INFORMATION SUPPLIED –

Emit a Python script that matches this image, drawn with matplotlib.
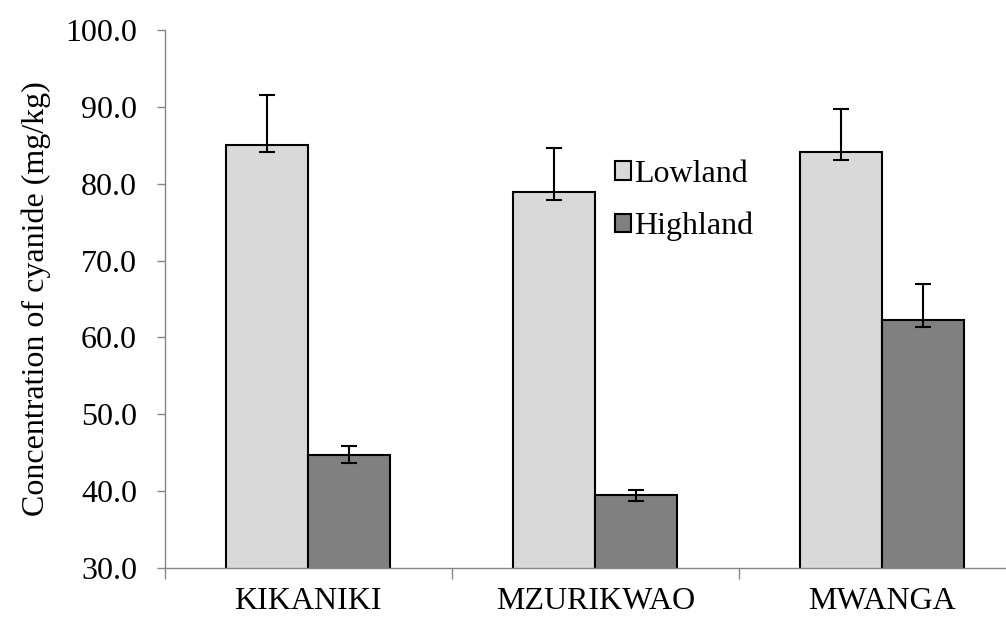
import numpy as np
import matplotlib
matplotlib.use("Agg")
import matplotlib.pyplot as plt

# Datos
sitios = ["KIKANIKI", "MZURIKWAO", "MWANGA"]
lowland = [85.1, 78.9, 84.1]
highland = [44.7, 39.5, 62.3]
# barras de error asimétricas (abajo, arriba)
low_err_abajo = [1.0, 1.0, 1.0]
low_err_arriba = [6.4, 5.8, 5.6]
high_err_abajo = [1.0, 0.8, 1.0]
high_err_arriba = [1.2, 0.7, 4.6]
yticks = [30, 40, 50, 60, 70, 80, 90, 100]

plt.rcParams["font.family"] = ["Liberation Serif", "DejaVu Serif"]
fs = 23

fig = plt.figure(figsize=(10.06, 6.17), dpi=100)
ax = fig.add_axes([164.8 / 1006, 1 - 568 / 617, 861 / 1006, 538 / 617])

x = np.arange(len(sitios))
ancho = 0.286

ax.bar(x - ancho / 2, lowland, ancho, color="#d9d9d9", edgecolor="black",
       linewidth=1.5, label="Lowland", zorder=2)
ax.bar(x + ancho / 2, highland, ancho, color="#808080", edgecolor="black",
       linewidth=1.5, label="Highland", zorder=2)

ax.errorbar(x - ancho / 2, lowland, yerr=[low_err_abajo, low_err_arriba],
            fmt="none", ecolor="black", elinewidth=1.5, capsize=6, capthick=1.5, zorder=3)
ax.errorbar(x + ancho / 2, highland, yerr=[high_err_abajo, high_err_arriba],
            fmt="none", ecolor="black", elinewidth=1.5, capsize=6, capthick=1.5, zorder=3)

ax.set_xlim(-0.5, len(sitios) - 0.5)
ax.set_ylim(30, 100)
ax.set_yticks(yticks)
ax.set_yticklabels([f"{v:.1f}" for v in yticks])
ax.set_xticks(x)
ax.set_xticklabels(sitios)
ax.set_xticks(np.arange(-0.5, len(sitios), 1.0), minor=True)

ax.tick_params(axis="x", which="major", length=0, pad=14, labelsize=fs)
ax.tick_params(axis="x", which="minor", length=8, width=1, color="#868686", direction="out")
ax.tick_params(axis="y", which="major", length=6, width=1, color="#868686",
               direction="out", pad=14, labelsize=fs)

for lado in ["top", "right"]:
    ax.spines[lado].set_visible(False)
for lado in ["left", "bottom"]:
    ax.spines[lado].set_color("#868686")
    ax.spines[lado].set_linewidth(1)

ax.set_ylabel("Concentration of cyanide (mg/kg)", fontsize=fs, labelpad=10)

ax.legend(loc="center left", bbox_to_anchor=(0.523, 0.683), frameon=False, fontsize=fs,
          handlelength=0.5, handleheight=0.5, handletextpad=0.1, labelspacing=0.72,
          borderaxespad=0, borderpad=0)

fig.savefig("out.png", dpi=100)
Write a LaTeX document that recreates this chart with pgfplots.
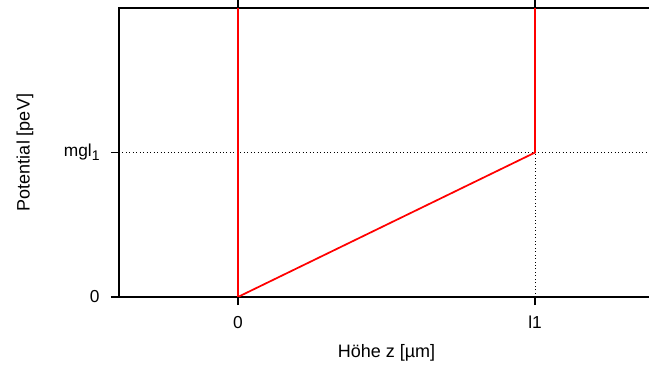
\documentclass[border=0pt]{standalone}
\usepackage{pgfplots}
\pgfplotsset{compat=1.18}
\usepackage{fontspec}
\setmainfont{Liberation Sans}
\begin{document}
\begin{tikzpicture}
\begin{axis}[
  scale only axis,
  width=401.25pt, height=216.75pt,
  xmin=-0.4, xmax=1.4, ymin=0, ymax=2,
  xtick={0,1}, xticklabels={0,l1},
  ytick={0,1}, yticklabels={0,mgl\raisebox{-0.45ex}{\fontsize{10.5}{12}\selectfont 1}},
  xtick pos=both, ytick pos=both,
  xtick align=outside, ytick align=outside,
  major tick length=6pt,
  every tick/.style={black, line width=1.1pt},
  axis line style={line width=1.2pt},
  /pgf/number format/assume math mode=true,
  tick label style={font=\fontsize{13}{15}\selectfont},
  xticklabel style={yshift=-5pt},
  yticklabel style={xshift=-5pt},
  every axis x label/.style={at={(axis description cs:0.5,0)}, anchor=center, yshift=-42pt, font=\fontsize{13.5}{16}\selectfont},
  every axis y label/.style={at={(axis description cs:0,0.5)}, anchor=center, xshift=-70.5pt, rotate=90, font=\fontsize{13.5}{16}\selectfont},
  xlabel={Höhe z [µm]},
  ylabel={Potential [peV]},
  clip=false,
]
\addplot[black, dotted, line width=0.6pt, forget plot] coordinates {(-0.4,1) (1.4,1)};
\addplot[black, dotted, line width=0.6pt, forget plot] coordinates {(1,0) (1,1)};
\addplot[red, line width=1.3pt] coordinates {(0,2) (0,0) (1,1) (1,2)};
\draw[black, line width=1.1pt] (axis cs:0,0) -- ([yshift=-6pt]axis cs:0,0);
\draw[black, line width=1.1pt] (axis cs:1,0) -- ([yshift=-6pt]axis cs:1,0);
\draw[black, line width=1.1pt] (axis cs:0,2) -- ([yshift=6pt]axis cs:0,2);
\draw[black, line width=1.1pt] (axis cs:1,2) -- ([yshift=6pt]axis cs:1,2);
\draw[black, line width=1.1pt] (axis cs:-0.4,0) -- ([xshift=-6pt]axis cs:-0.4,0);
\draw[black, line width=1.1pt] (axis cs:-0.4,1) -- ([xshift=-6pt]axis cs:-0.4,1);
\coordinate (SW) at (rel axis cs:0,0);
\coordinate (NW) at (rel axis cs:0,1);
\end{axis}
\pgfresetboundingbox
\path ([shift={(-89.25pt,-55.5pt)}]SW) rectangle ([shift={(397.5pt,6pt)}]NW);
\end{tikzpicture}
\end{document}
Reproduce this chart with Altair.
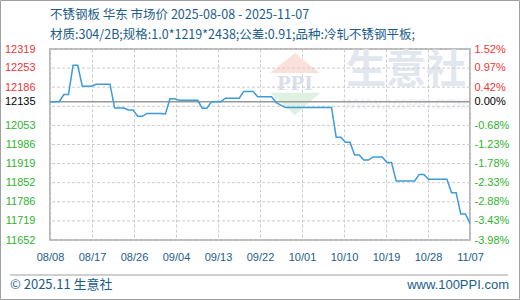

EXERCISE DESCRIPTION – The data above should be repeated exactly, minus any pictures.

EXPECTED ANSWER –
Emit a Python script that matches this image, drawn with matplotlib.
import numpy as np
import matplotlib
matplotlib.use("Agg")
import matplotlib.pyplot as plt

# Datos
sitios = ["KIKANIKI", "MZURIKWAO", "MWANGA"]
lowland = [85.1, 78.9, 84.1]
highland = [44.7, 39.5, 62.3]
# barras de error asimétricas (abajo, arriba)
low_err_abajo = [1.0, 1.0, 1.0]
low_err_arriba = [6.4, 5.8, 5.6]
high_err_abajo = [1.0, 0.8, 1.0]
high_err_arriba = [1.2, 0.7, 4.6]
yticks = [30, 40, 50, 60, 70, 80, 90, 100]

plt.rcParams["font.family"] = ["Liberation Serif", "DejaVu Serif"]
fs = 23

fig = plt.figure(figsize=(10.06, 6.17), dpi=100)
ax = fig.add_axes([164.8 / 1006, 1 - 568 / 617, 861 / 1006, 538 / 617])

x = np.arange(len(sitios))
ancho = 0.286

ax.bar(x - ancho / 2, lowland, ancho, color="#d9d9d9", edgecolor="black",
       linewidth=1.5, label="Lowland", zorder=2)
ax.bar(x + ancho / 2, highland, ancho, color="#808080", edgecolor="black",
       linewidth=1.5, label="Highland", zorder=2)

ax.errorbar(x - ancho / 2, lowland, yerr=[low_err_abajo, low_err_arriba],
            fmt="none", ecolor="black", elinewidth=1.5, capsize=6, capthick=1.5, zorder=3)
ax.errorbar(x + ancho / 2, highland, yerr=[high_err_abajo, high_err_arriba],
            fmt="none", ecolor="black", elinewidth=1.5, capsize=6, capthick=1.5, zorder=3)

ax.set_xlim(-0.5, len(sitios) - 0.5)
ax.set_ylim(30, 100)
ax.set_yticks(yticks)
ax.set_yticklabels([f"{v:.1f}" for v in yticks])
ax.set_xticks(x)
ax.set_xticklabels(sitios)
ax.set_xticks(np.arange(-0.5, len(sitios), 1.0), minor=True)

ax.tick_params(axis="x", which="major", length=0, pad=14, labelsize=fs)
ax.tick_params(axis="x", which="minor", length=8, width=1, color="#868686", direction="out")
ax.tick_params(axis="y", which="major", length=6, width=1, color="#868686",
               direction="out", pad=14, labelsize=fs)

for lado in ["top", "right"]:
    ax.spines[lado].set_visible(False)
for lado in ["left", "bottom"]:
    ax.spines[lado].set_color("#868686")
    ax.spines[lado].set_linewidth(1)

ax.set_ylabel("Concentration of cyanide (mg/kg)", fontsize=fs, labelpad=10)

ax.legend(loc="center left", bbox_to_anchor=(0.523, 0.683), frameon=False, fontsize=fs,
          handlelength=0.5, handleheight=0.5, handletextpad=0.1, labelspacing=0.72,
          borderaxespad=0, borderpad=0)

fig.savefig("out.png", dpi=100)
Write a LaTeX document that recreates this chart with pgfplots.
\documentclass[border=0pt]{standalone}
\usepackage{pgfplots}
\pgfplotsset{compat=1.18}
\usepackage{fontspec}
\setmainfont{Liberation Sans}
\begin{document}
\begin{tikzpicture}
\begin{axis}[
  scale only axis,
  width=401.25pt, height=216.75pt,
  xmin=-0.4, xmax=1.4, ymin=0, ymax=2,
  xtick={0,1}, xticklabels={0,l1},
  ytick={0,1}, yticklabels={0,mgl\raisebox{-0.45ex}{\fontsize{10.5}{12}\selectfont 1}},
  xtick pos=both, ytick pos=both,
  xtick align=outside, ytick align=outside,
  major tick length=6pt,
  every tick/.style={black, line width=1.1pt},
  axis line style={line width=1.2pt},
  /pgf/number format/assume math mode=true,
  tick label style={font=\fontsize{13}{15}\selectfont},
  xticklabel style={yshift=-5pt},
  yticklabel style={xshift=-5pt},
  every axis x label/.style={at={(axis description cs:0.5,0)}, anchor=center, yshift=-42pt, font=\fontsize{13.5}{16}\selectfont},
  every axis y label/.style={at={(axis description cs:0,0.5)}, anchor=center, xshift=-70.5pt, rotate=90, font=\fontsize{13.5}{16}\selectfont},
  xlabel={Höhe z [µm]},
  ylabel={Potential [peV]},
  clip=false,
]
\addplot[black, dotted, line width=0.6pt, forget plot] coordinates {(-0.4,1) (1.4,1)};
\addplot[black, dotted, line width=0.6pt, forget plot] coordinates {(1,0) (1,1)};
\addplot[red, line width=1.3pt] coordinates {(0,2) (0,0) (1,1) (1,2)};
\draw[black, line width=1.1pt] (axis cs:0,0) -- ([yshift=-6pt]axis cs:0,0);
\draw[black, line width=1.1pt] (axis cs:1,0) -- ([yshift=-6pt]axis cs:1,0);
\draw[black, line width=1.1pt] (axis cs:0,2) -- ([yshift=6pt]axis cs:0,2);
\draw[black, line width=1.1pt] (axis cs:1,2) -- ([yshift=6pt]axis cs:1,2);
\draw[black, line width=1.1pt] (axis cs:-0.4,0) -- ([xshift=-6pt]axis cs:-0.4,0);
\draw[black, line width=1.1pt] (axis cs:-0.4,1) -- ([xshift=-6pt]axis cs:-0.4,1);
\coordinate (SW) at (rel axis cs:0,0);
\coordinate (NW) at (rel axis cs:0,1);
\end{axis}
\pgfresetboundingbox
\path ([shift={(-89.25pt,-55.5pt)}]SW) rectangle ([shift={(397.5pt,6pt)}]NW);
\end{tikzpicture}
\end{document}
Reproduce this chart with Altair.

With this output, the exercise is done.